--- Records for this task ---

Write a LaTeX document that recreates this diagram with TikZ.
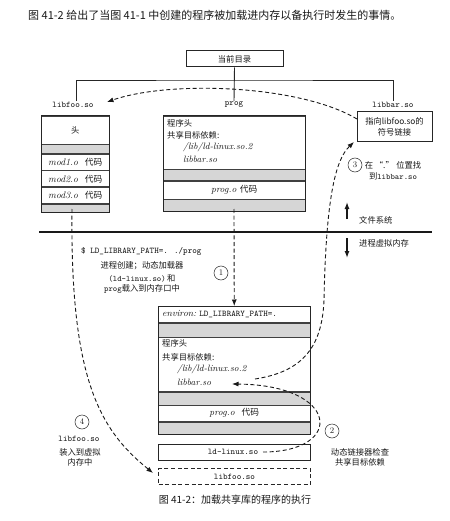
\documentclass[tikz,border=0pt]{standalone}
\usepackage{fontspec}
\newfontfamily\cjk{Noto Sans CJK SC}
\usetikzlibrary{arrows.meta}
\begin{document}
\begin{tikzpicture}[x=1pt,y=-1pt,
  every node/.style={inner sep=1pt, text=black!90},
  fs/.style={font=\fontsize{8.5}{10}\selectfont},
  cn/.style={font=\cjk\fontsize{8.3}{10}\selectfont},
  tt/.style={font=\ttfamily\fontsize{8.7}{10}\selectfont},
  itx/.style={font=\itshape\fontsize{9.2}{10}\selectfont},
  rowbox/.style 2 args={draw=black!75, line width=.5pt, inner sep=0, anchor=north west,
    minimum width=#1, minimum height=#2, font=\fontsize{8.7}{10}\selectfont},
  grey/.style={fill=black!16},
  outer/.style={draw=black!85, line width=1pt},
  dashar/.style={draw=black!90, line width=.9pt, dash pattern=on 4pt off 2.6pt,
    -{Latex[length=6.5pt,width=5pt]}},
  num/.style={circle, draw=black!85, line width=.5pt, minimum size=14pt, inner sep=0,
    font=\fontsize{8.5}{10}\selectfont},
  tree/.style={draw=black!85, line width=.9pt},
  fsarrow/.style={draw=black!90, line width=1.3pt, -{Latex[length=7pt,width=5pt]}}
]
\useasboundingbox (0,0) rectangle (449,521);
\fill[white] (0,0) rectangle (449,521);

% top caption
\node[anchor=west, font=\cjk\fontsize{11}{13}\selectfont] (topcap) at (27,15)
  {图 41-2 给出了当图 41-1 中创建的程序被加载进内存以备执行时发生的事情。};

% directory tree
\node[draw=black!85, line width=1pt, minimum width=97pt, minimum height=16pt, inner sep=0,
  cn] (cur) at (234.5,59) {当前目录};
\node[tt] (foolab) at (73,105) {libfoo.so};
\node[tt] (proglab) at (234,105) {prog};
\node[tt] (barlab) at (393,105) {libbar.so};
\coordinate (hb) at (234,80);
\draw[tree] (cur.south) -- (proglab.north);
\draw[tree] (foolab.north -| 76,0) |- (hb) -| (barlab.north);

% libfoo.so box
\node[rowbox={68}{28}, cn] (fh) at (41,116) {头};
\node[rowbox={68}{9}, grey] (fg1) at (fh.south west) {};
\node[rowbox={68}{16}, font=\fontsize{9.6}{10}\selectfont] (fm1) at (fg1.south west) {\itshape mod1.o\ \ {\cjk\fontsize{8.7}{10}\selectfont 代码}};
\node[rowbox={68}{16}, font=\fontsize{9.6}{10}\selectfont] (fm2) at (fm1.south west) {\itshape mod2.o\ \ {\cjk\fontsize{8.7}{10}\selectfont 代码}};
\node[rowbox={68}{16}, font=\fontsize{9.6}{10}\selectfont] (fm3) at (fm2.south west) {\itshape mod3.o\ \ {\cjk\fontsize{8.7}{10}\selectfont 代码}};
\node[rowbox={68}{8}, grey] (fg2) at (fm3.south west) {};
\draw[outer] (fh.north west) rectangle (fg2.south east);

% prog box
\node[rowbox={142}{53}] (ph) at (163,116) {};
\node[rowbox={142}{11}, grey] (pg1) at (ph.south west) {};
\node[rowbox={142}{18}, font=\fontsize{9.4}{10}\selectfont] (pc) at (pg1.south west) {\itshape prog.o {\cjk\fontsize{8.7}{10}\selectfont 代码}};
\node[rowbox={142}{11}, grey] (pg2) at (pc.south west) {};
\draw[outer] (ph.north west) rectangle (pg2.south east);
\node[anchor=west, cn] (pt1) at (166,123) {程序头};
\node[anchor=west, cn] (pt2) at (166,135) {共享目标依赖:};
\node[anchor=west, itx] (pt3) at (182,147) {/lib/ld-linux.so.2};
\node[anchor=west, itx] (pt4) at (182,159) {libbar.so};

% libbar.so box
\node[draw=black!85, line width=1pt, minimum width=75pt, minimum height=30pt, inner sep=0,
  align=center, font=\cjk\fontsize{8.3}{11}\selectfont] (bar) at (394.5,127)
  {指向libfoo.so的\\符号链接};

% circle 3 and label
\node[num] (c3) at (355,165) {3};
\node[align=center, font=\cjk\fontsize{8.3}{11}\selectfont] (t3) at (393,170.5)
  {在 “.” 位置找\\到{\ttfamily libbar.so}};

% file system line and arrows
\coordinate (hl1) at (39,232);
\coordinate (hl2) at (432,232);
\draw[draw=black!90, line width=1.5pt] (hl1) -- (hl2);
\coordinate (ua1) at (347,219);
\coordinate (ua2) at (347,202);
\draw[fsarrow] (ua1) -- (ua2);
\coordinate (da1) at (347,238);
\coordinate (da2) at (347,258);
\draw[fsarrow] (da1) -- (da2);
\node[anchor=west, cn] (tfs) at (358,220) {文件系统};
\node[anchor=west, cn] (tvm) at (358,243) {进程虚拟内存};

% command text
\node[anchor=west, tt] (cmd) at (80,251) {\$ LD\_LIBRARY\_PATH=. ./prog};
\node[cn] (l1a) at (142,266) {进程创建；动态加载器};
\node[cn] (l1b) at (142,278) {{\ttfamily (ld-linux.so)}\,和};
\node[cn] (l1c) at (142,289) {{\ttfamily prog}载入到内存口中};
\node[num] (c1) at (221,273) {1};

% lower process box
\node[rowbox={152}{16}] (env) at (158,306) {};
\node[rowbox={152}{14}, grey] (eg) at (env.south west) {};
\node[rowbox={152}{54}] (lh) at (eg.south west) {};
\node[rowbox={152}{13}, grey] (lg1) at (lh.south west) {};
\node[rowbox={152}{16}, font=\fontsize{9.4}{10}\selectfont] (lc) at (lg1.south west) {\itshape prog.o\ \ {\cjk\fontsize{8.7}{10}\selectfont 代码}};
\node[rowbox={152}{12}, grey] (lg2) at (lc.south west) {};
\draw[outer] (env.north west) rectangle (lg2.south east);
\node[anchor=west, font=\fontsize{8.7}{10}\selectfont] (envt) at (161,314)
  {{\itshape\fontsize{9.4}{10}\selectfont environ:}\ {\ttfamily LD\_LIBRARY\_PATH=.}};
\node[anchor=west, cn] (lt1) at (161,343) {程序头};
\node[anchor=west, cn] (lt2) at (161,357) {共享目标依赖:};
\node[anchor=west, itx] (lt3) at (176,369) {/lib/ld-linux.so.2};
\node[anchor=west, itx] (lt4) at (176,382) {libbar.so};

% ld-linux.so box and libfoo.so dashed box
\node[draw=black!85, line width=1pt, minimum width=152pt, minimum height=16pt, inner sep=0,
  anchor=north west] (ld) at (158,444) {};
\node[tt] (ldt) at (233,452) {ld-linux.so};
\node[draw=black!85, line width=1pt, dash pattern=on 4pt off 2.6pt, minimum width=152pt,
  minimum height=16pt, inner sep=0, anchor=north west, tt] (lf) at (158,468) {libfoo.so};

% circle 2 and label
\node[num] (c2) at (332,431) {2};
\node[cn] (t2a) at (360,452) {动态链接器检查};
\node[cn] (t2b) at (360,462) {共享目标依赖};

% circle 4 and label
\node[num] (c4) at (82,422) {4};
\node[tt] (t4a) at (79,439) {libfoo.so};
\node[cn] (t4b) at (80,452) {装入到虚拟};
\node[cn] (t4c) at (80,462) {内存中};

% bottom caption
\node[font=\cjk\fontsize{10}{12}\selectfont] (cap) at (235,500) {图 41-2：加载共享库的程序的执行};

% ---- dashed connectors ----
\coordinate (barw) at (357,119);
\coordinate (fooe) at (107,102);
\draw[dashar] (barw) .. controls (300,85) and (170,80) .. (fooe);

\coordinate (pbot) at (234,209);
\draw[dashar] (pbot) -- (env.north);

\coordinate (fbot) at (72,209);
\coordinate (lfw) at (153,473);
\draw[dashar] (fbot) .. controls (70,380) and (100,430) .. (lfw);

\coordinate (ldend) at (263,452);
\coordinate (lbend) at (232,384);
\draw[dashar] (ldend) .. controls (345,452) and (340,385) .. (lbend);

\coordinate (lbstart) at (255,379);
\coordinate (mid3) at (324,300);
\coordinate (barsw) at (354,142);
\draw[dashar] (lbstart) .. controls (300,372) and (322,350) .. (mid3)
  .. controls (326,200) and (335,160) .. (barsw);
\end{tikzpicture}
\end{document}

---
--- Records for this task ---

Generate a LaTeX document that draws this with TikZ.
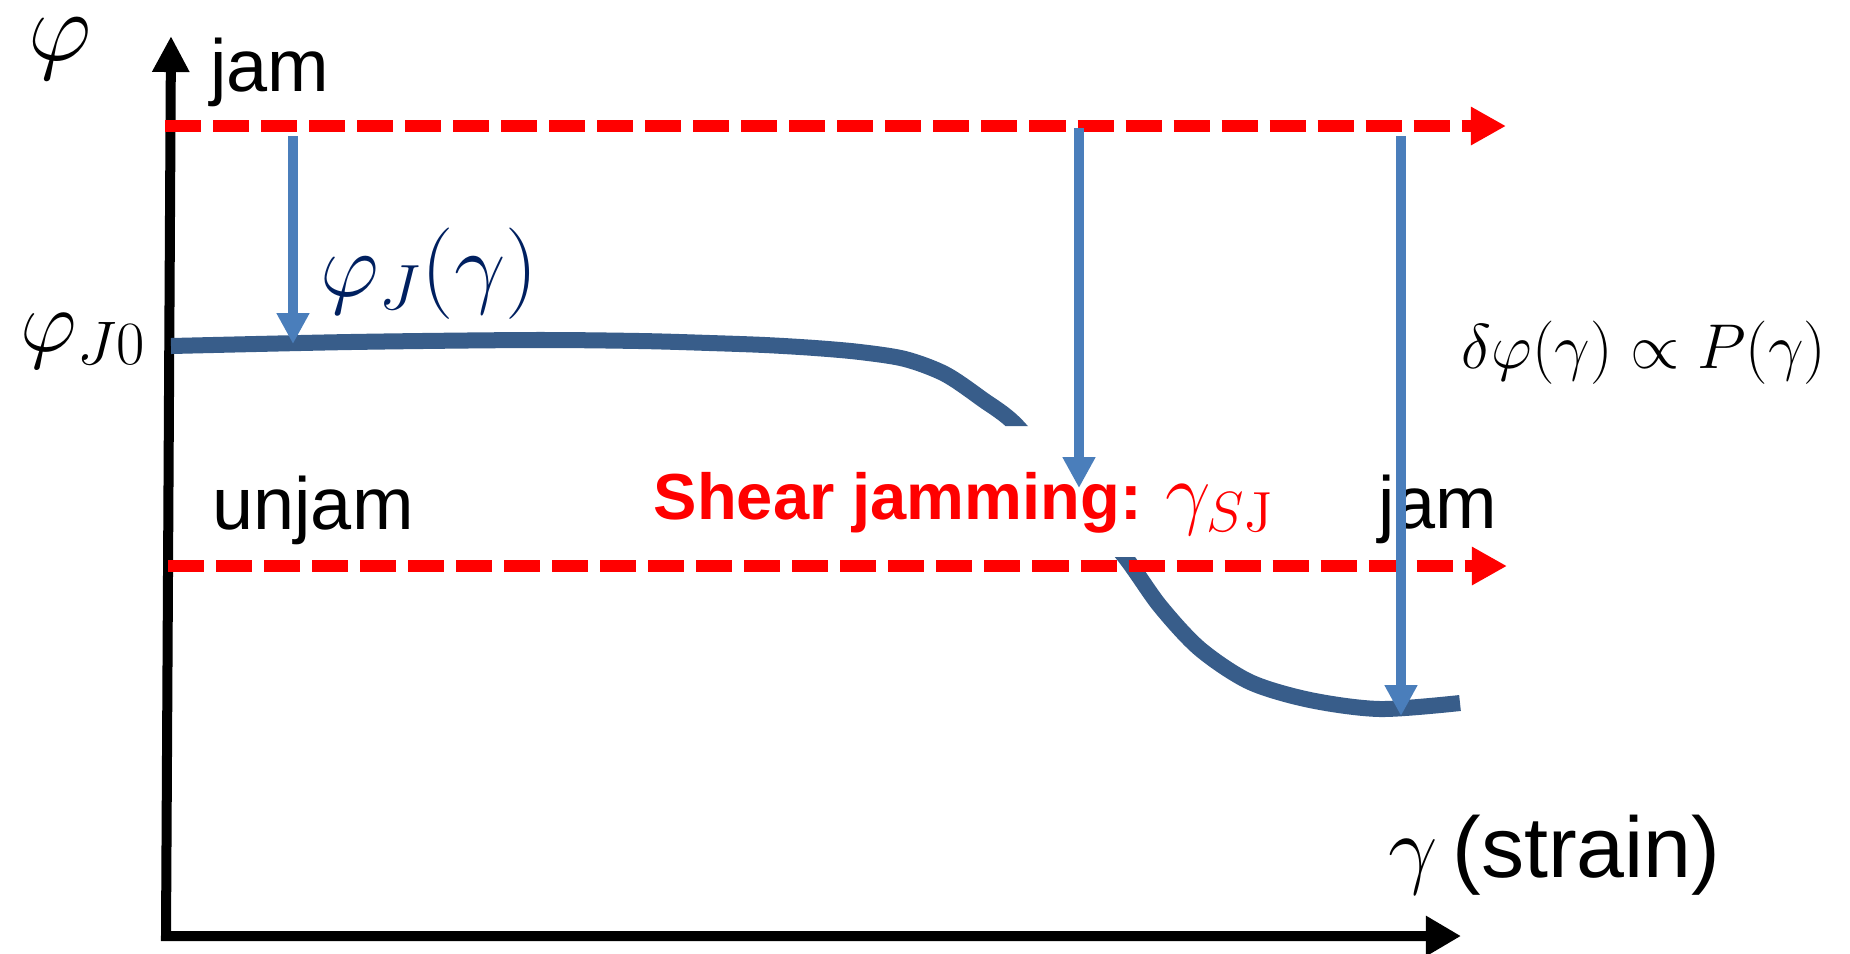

---
--- Records for this task ---

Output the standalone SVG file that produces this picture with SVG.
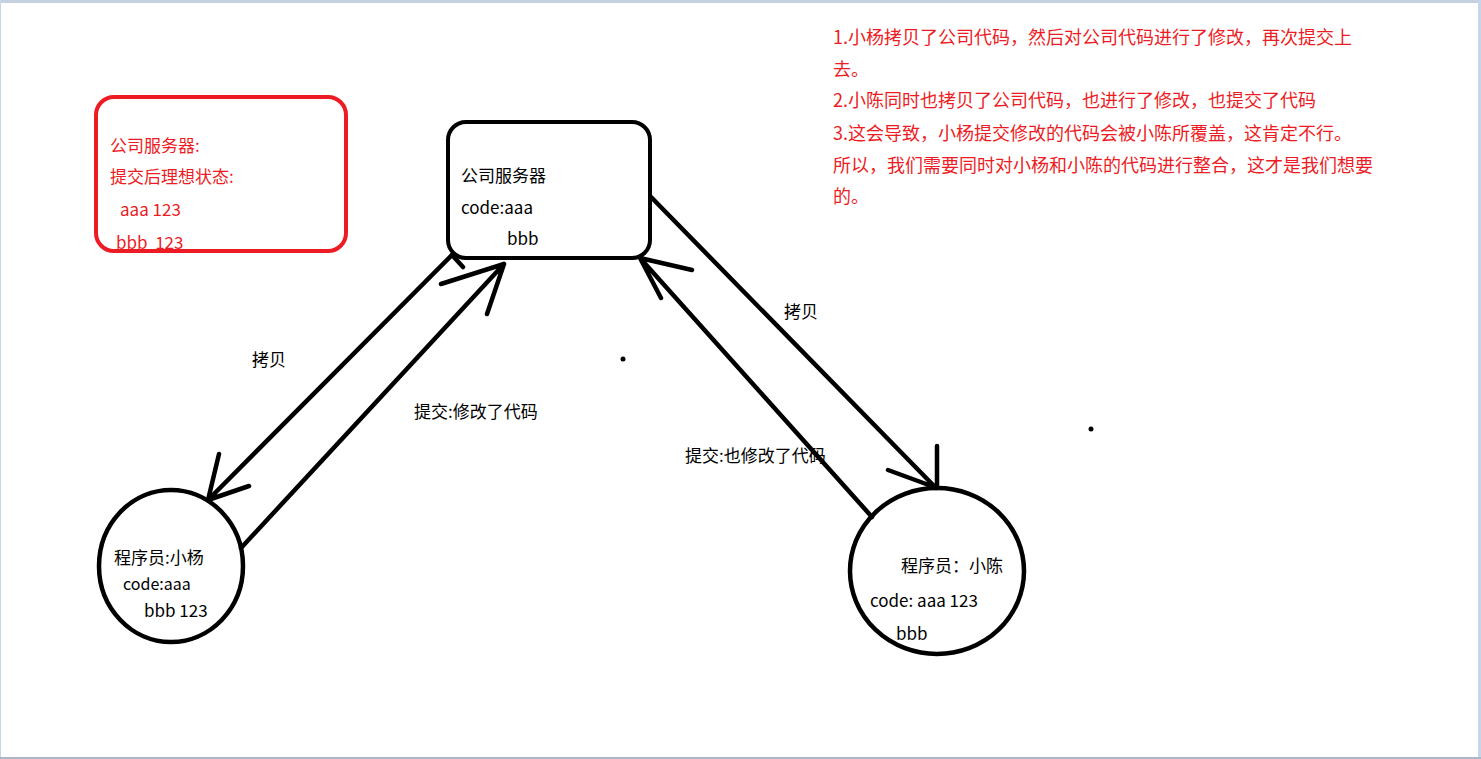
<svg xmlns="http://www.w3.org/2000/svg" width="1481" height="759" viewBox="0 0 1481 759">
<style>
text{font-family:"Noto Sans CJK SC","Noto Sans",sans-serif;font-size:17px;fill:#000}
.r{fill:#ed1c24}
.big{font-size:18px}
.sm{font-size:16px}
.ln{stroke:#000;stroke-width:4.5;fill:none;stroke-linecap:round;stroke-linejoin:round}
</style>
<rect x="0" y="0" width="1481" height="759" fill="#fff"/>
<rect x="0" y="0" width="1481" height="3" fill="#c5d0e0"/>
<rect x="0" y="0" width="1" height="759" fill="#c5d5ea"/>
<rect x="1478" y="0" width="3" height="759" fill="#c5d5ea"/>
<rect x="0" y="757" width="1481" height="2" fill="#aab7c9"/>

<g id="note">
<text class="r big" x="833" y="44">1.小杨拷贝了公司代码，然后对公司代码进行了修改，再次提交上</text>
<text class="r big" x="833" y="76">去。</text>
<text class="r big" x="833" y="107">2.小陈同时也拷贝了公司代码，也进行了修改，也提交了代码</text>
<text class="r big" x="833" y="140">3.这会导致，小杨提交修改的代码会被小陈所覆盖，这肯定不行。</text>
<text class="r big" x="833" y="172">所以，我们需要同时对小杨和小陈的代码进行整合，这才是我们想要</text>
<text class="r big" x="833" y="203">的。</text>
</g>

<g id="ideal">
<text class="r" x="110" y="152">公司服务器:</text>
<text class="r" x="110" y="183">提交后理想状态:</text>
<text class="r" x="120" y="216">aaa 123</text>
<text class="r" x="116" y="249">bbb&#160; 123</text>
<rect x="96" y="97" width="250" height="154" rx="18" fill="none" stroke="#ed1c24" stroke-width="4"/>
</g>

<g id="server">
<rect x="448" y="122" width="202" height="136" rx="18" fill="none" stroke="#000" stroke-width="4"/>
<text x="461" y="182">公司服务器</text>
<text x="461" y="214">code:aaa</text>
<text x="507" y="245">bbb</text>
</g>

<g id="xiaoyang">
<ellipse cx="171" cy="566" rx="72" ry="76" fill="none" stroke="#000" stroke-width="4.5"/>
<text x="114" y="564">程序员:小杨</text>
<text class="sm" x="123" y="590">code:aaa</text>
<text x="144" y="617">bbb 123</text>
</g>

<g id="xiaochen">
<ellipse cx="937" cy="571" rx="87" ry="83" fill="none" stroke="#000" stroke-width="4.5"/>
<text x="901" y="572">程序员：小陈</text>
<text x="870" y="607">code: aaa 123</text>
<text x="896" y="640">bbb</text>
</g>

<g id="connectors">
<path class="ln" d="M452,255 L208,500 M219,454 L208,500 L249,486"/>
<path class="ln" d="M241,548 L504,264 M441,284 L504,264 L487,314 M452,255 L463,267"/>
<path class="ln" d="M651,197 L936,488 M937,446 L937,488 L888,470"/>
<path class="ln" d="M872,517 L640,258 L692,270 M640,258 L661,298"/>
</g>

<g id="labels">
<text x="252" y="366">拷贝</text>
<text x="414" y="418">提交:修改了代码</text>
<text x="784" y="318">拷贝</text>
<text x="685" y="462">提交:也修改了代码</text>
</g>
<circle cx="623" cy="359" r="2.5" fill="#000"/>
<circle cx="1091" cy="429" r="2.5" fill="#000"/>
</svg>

---

Reproduce exactly the section that begins with the line containing "Write a LaTeX" and ends with the line containing "(hb) -| (barlab.north);". Both boundary lines belong in the copy, but pictures do not.

Write a LaTeX document that recreates this diagram with TikZ.
\documentclass[tikz,border=0pt]{standalone}
\usepackage{fontspec}
\newfontfamily\cjk{Noto Sans CJK SC}
\usetikzlibrary{arrows.meta}
\begin{document}
\begin{tikzpicture}[x=1pt,y=-1pt,
  every node/.style={inner sep=1pt, text=black!90},
  fs/.style={font=\fontsize{8.5}{10}\selectfont},
  cn/.style={font=\cjk\fontsize{8.3}{10}\selectfont},
  tt/.style={font=\ttfamily\fontsize{8.7}{10}\selectfont},
  itx/.style={font=\itshape\fontsize{9.2}{10}\selectfont},
  rowbox/.style 2 args={draw=black!75, line width=.5pt, inner sep=0, anchor=north west,
    minimum width=#1, minimum height=#2, font=\fontsize{8.7}{10}\selectfont},
  grey/.style={fill=black!16},
  outer/.style={draw=black!85, line width=1pt},
  dashar/.style={draw=black!90, line width=.9pt, dash pattern=on 4pt off 2.6pt,
    -{Latex[length=6.5pt,width=5pt]}},
  num/.style={circle, draw=black!85, line width=.5pt, minimum size=14pt, inner sep=0,
    font=\fontsize{8.5}{10}\selectfont},
  tree/.style={draw=black!85, line width=.9pt},
  fsarrow/.style={draw=black!90, line width=1.3pt, -{Latex[length=7pt,width=5pt]}}
]
\useasboundingbox (0,0) rectangle (449,521);
\fill[white] (0,0) rectangle (449,521);

% top caption
\node[anchor=west, font=\cjk\fontsize{11}{13}\selectfont] (topcap) at (27,15)
  {图 41-2 给出了当图 41-1 中创建的程序被加载进内存以备执行时发生的事情。};

% directory tree
\node[draw=black!85, line width=1pt, minimum width=97pt, minimum height=16pt, inner sep=0,
  cn] (cur) at (234.5,59) {当前目录};
\node[tt] (foolab) at (73,105) {libfoo.so};
\node[tt] (proglab) at (234,105) {prog};
\node[tt] (barlab) at (393,105) {libbar.so};
\coordinate (hb) at (234,80);
\draw[tree] (cur.south) -- (proglab.north);
\draw[tree] (foolab.north -| 76,0) |- (hb) -| (barlab.north);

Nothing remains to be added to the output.